§ **BRIEF**:
Filter these entries so that only lines with the word "this" remain.

§ **SUPPLIED DATA**:

---

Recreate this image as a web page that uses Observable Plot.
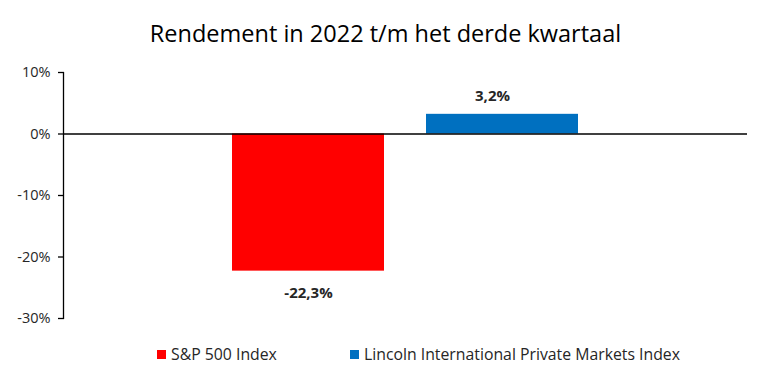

---

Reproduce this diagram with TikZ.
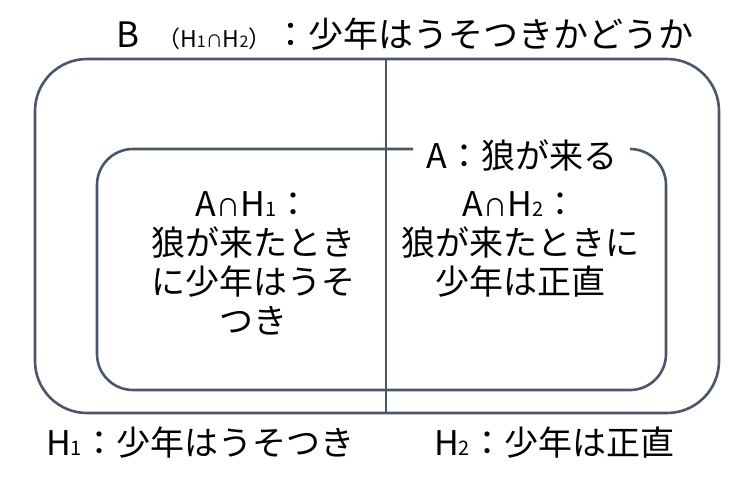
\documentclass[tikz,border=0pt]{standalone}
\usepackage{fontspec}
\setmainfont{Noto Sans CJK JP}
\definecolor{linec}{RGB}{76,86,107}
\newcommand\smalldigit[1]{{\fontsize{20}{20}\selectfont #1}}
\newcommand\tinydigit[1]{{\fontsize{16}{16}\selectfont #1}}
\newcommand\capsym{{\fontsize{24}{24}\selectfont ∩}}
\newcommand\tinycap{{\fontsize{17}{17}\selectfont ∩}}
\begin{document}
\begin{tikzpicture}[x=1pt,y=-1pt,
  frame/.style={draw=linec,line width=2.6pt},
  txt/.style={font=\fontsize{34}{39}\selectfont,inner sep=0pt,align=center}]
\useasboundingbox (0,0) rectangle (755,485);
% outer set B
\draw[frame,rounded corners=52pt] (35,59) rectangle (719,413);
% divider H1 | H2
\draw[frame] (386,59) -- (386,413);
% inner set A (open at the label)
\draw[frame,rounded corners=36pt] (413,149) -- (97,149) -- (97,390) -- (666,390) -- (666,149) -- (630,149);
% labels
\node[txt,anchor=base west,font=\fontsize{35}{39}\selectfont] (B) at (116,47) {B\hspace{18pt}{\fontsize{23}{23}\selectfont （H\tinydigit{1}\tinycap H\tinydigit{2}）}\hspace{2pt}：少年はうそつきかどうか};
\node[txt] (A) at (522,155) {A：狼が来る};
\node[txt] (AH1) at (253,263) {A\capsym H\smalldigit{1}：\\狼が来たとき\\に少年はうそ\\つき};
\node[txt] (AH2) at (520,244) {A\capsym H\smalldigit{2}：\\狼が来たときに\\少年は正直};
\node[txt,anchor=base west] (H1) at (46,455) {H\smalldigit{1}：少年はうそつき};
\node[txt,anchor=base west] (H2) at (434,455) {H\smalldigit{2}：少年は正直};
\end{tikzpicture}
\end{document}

---

§ **REPLY TO THE EXERCISE**:
Recreate this image as a web page that uses Observable Plot.
Reproduce this diagram with TikZ.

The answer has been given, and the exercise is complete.